**The exercise:**
Each line below must be set down exactly; omit any image you find.

-------- Data provided --------

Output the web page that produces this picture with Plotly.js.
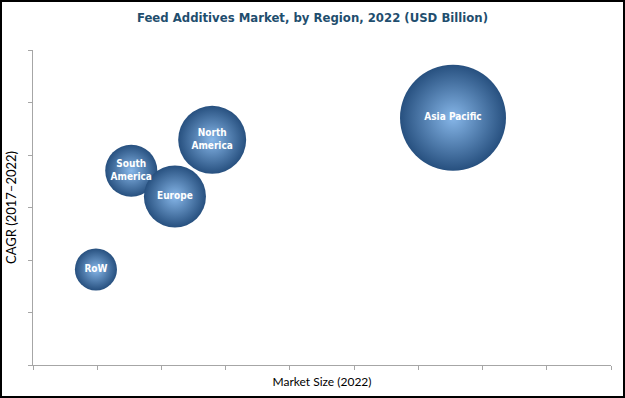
<!DOCTYPE html>
<html>
<head>
<meta charset="utf-8">
<script src="https://cdn.plot.ly/plotly-3.0.1.min.js"></script>
<style>
  html, body { margin: 0; padding: 0; background: #fff; }
  #wrap { position: relative; width: 625px; height: 398px; }
  #plot { position: absolute; left: 0; top: 0; width: 625px; height: 398px; }
  #frame { position: absolute; left: 0; top: 0; width: 625px; height: 398px;
           box-sizing: border-box; border: 2px solid #000; pointer-events: none; }
</style>
</head>
<body>
<div id="wrap"><div id="plot"></div><div id="frame"></div></div>
<script>
// Data (arbitrary axis units; no tick labels shown)
var regions    = ["RoW", "South<br>America", "Europe", "North<br>America", "Asia Pacific"];
var marketSize = [1.26, 1.93, 2.74, 3.29, 8.0];   // bubble size (USD Billion, 2022)
var sizeAxis   = [0.98, 1.53, 2.21, 2.79, 6.54];   // position on x (Market Size)
var cagr       = [1.82, 3.70, 3.21, 4.29, 4.71];   // position on y (CAGR 2017–2022)

var maxBubblePx = 106;
var sizeref = 2 * Math.max.apply(null, marketSize) / (maxBubblePx * maxBubblePx);

var trace = {
  type: "scatter",
  mode: "markers+text",
  x: sizeAxis,
  y: cagr,
  text: regions,
  textposition: "middle center",
  textfont: { family: "DejaVu Sans Condensed, Arial", size: 10, color: "#ffffff", weight: "bold" },
  hoverinfo: "text",
  marker: {
    size: marketSize,
    sizemode: "area",
    sizeref: sizeref,
    color: "#27507f",
    opacity: 1,
    line: { width: 0 },
    gradient: { type: "radial", color: "#86b6e8" }
  },
  cliponaxis: false
};

var axisCommon = {
  showgrid: false,
  zeroline: false,
  showline: true,
  linecolor: "#a6a6a6",
  linewidth: 1,
  ticks: "outside",
  ticklen: 4,
  tickcolor: "#a6a6a6",
  tickwidth: 1,
  showticklabels: false,
  dtick: 1,
  fixedrange: true
};

var layout = {
  width: 625,
  height: 398,
  margin: { l: 33, r: 14, t: 50, b: 33 },
  paper_bgcolor: "#ffffff",
  plot_bgcolor: "#ffffff",
  showlegend: false,
  title: {
    text: "<b>Feed Additives Market, by Region, 2022 (USD Billion)</b>",
    font: { family: "DejaVu Sans Condensed, Arial", size: 13, color: "#1f4e6e" },
    x: 0.5, xanchor: "center", y: 0.955, yanchor: "middle"
  },
  xaxis: Object.assign({}, axisCommon, {
    range: [0, 9],
    title: { text: "Market Size (2022)", font: { family: "Lato, Arial", size: 12, color: "#000" }, standoff: 8 }
  }),
  yaxis: Object.assign({}, axisCommon, {
    range: [0, 6],
    title: { text: "CAGR (2017–2022)", font: { family: "Lato, Arial", size: 13, color: "#000" }, standoff: 8 }
  })
};

Plotly.newPlot("plot", [trace], layout, { displayModeBar: false, staticPlot: true });
</script>
</body>
</html>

--------

**Answer to this problem:**
Output the web page that produces this picture with Plotly.js.
<!DOCTYPE html>
<html>
<head>
<meta charset="utf-8">
<script src="https://cdn.plot.ly/plotly-3.0.1.min.js"></script>
<style>
  html, body { margin: 0; padding: 0; background: #fff; }
  #wrap { position: relative; width: 625px; height: 398px; }
  #plot { position: absolute; left: 0; top: 0; width: 625px; height: 398px; }
  #frame { position: absolute; left: 0; top: 0; width: 625px; height: 398px;
           box-sizing: border-box; border: 2px solid #000; pointer-events: none; }
</style>
</head>
<body>
<div id="wrap"><div id="plot"></div><div id="frame"></div></div>
<script>
// Data (arbitrary axis units; no tick labels shown)
var regions    = ["RoW", "South<br>America", "Europe", "North<br>America", "Asia Pacific"];
var marketSize = [1.26, 1.93, 2.74, 3.29, 8.0];   // bubble size (USD Billion, 2022)
var sizeAxis   = [0.98, 1.53, 2.21, 2.79, 6.54];   // position on x (Market Size)
var cagr       = [1.82, 3.70, 3.21, 4.29, 4.71];   // position on y (CAGR 2017–2022)

var maxBubblePx = 106;
var sizeref = 2 * Math.max.apply(null, marketSize) / (maxBubblePx * maxBubblePx);

var trace = {
  type: "scatter",
  mode: "markers+text",
  x: sizeAxis,
  y: cagr,
  text: regions,
  textposition: "middle center",
  textfont: { family: "DejaVu Sans Condensed, Arial", size: 10, color: "#ffffff", weight: "bold" },
  hoverinfo: "text",
  marker: {
    size: marketSize,
    sizemode: "area",
    sizeref: sizeref,
    color: "#27507f",
    opacity: 1,
    line: { width: 0 },
    gradient: { type: "radial", color: "#86b6e8" }
  },
  cliponaxis: false
};

var axisCommon = {
  showgrid: false,
  zeroline: false,
  showline: true,
  linecolor: "#a6a6a6",
  linewidth: 1,
  ticks: "outside",
  ticklen: 4,
  tickcolor: "#a6a6a6",
  tickwidth: 1,
  showticklabels: false,
  dtick: 1,
  fixedrange: true
};

var layout = {
  width: 625,
  height: 398,
  margin: { l: 33, r: 14, t: 50, b: 33 },
  paper_bgcolor: "#ffffff",
  plot_bgcolor: "#ffffff",
  showlegend: false,
  title: {
    text: "<b>Feed Additives Market, by Region, 2022 (USD Billion)</b>",
    font: { family: "DejaVu Sans Condensed, Arial", size: 13, color: "#1f4e6e" },
    x: 0.5, xanchor: "center", y: 0.955, yanchor: "middle"
  },
  xaxis: Object.assign({}, axisCommon, {
    range: [0, 9],
    title: { text: "Market Size (2022)", font: { family: "Lato, Arial", size: 12, color: "#000" }, standoff: 8 }
  }),
  yaxis: Object.assign({}, axisCommon, {
    range: [0, 6],
    title: { text: "CAGR (2017–2022)", font: { family: "Lato, Arial", size: 13, color: "#000" }, standoff: 8 }
  })
};

Plotly.newPlot("plot", [trace], layout, { displayModeBar: false, staticPlot: true });
</script>
</body>
</html>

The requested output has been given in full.